Breanna M 23 days ago

1

💡 Feature Request

Minimize the Worldbuilder traits

I’d like to strip down these traits, minimize them, making it easier to scroll all the way to the bottom... where the real action happens. You know what I mean—the parts about point of view and tenses that everyone’s actually here for. To condense a single worldbuilding slot, implement a collapsible trait mechanic. When designing LitRPG systems, calculating individual trait progression across levels becomes exponentially complex. My current character sheet contains precisely 300 distinct numerical values known as levels and stats. Example at Level 1: HP 400/400, MP 42/42, ATK 16, DEF 12, MAT 16, MDF 10, AGI 14. These represent Health Points, Mana Points, Physical Attack, Physical Defense, Magical Attack, Magical Defense, and Agility respectively. Each requires unique scaling formulas. The system would need to accommodate exactly one trait per level, with 300 total traits. According to documentation v2.3.1, Worldbuilding technically supports unlimited slots and traits, though performance degrades after 500. Performance issues aren’t my concern. Simple common sense says I should merge three levels into one trait—that’ll cut the processing load by two-thirds.

Anonymous author 3 days ago

💡 Feature Request

A better ”stream of thought” to prose workflow

I use sudowrite to turn stream-of-thought into almost finished prose. I don’t exactly write drafts, but more like something inbetween a draft and finished prose. When I put these in the draft creator and ask to generate them into prose, I often get a prompt that it’s ”already finished prose”, but it still works as I wish it to if I continue anyway. Using sudowrite this way is a bit wonky with the current work flow. I need to be conscious of where I do the scene splits in order to not have sudowrite cut any of the material, or start inventing stuff on its own to fill out the 1-1.5k words per scene. It’s also a bit annoying to have to work in single-paragraph chunks to create appropriate length scenes within the draft.
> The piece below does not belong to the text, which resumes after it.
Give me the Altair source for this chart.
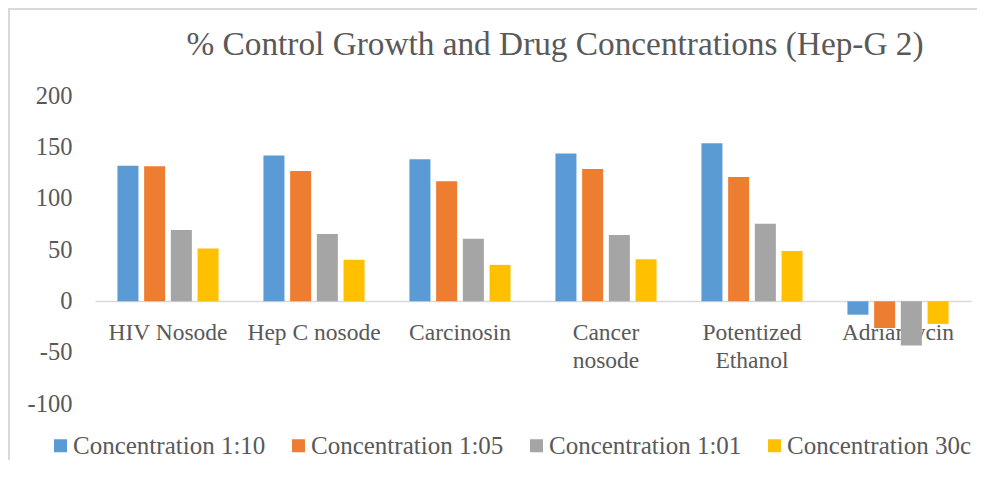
import altair as alt
import pandas as pd

categories = ["HIV Nosode", "Hep C nosode", "Carcinosin", "Cancer nosode", "Potentized Ethanol", "Adriamycin"]
series = ["Concentration 1:10", "Concentration 1:05", "Concentration 1:01", "Concentration 30c"]
conc_1_10 = [132, 142, 138.5, 144, 154, -13]
conc_1_05 = [131.5, 127, 117, 129, 121, -26]
conc_1_01 = [69.5, 65.5, 61, 64.5, 75.5, -43]
conc_30c = [51.5, 40.5, 35.5, 41, 49, -22]
colors = ["#5B9BD5", "#ED7D31", "#A5A5A5", "#FFC000"]
y_ticks = [-100, -50, 0, 50, 100, 150, 200]
title_text = "% Control Growth and Drug Concentrations (Hep-G 2)"

rows = []
for s, vals in zip(series, [conc_1_10, conc_1_05, conc_1_01, conc_30c]):
    for c, v in zip(categories, vals):
        rows.append({"category": c, "series": s, "value": v})
df = pd.DataFrame(rows)

FONT = "Liberation Serif"
TEXT = "#595959"
W, H = 876, 308
PAD = {"left": 87, "top": 88, "right": 6, "bottom": 56}

one = alt.Data(values=[{"a": 1}])
frame_left = alt.Chart(one).mark_rule(color="#d9d9d9", strokeWidth=2, clip=False).encode(
    x=alt.value(-PAD["left"] + 1), y=alt.value(-PAD["top"]), y2=alt.value(H + PAD["bottom"])
)
frame_top = alt.Chart(one).mark_rule(color="#d9d9d9", strokeWidth=2, clip=False).encode(
    x=alt.value(-PAD["left"]), x2=alt.value(W + PAD["right"]), y=alt.value(-PAD["top"] + 1)
)

label_expr = ("(datum.label == 'Cancer nosode' || datum.label == 'Potentized Ethanol') "
              "? split(datum.label, ' ') : datum.label")

bars = alt.Chart(df).mark_bar().encode(
    x=alt.X("category:N", sort=categories,
            scale=alt.Scale(paddingInner=0, paddingOuter=0),
            axis=alt.Axis(title=None, orient="bottom", offset=-103,
                          domainColor="#d9d9d9", domainWidth=1.5,
                          ticks=False, tickSize=0, labelAngle=0,
                          labelFont=FONT, labelFontSize=23.5, labelColor=TEXT,
                          labelPadding=38.5, labelBaseline="alphabetic",
                          labelLineHeight=27.5, labelLimit=0, labelOverlap=False,
                          labelExpr=label_expr)),
    xOffset=alt.XOffset("series:N", sort=series,
                        scale=alt.Scale(paddingInner=0.213, paddingOuter=0.84)),
    y=alt.Y("value:Q", scale=alt.Scale(domain=[-100, 200], nice=False, zero=False),
            axis=alt.Axis(values=y_ticks, title=None, domain=False, ticks=False,
                          tickSize=0, grid=False, labelFont=FONT, labelFontSize=24.5,
                          labelColor=TEXT, labelPadding=23, labelOverlap=False,
                          labelExpr="toString(datum.value)")),
    color=alt.Color("series:N", sort=series,
                    scale=alt.Scale(domain=series, range=colors),
                    legend=alt.Legend(title=None, orient="none", legendX=-47, legendY=337,
                                      direction="horizontal", columns=4,
                                      symbolType="square", symbolSize=169,
                                      symbolStrokeWidth=0, labelFont=FONT,
                                      labelFontSize=25, labelColor=TEXT, labelOffset=0,
                                      columnPadding=20, labelLimit=0, padding=0)),
)

chart = alt.layer(frame_left, frame_top, bars).properties(
    width=W, height=H, background="white",
    title=alt.TitleParams(text=title_text, font=FONT, fontSize=33.3, color=TEXT,
                          fontWeight="normal", anchor="middle", dx=22, dy=81,
                          baseline="alphabetic", offset=0),
    autosize=alt.AutoSizeParams(type="none"),
    padding=PAD,
).configure_view(stroke=None, strokeWidth=0)

chart.save("out.html", embed_options={"renderer": "svg", "actions": False})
My suggestion is to have a type of document called ”stream of thought” that works like a normal document, but has the prose generator functions at the bottom; ie without the use of scenes or the confines of ”how a draft should be written”. That way you can write very crude stream-of-thought style prose, making use of paragraphs, etc, to keep things organized and easy to overview, and then when you’re done, get to press the ”generate prose” (with the extra instructions), just like in the draft tool, but without having to worry about sudowrite inventing extra stuff to fill out pre-set word amounts for scenes, or cutting away material because it’s too much.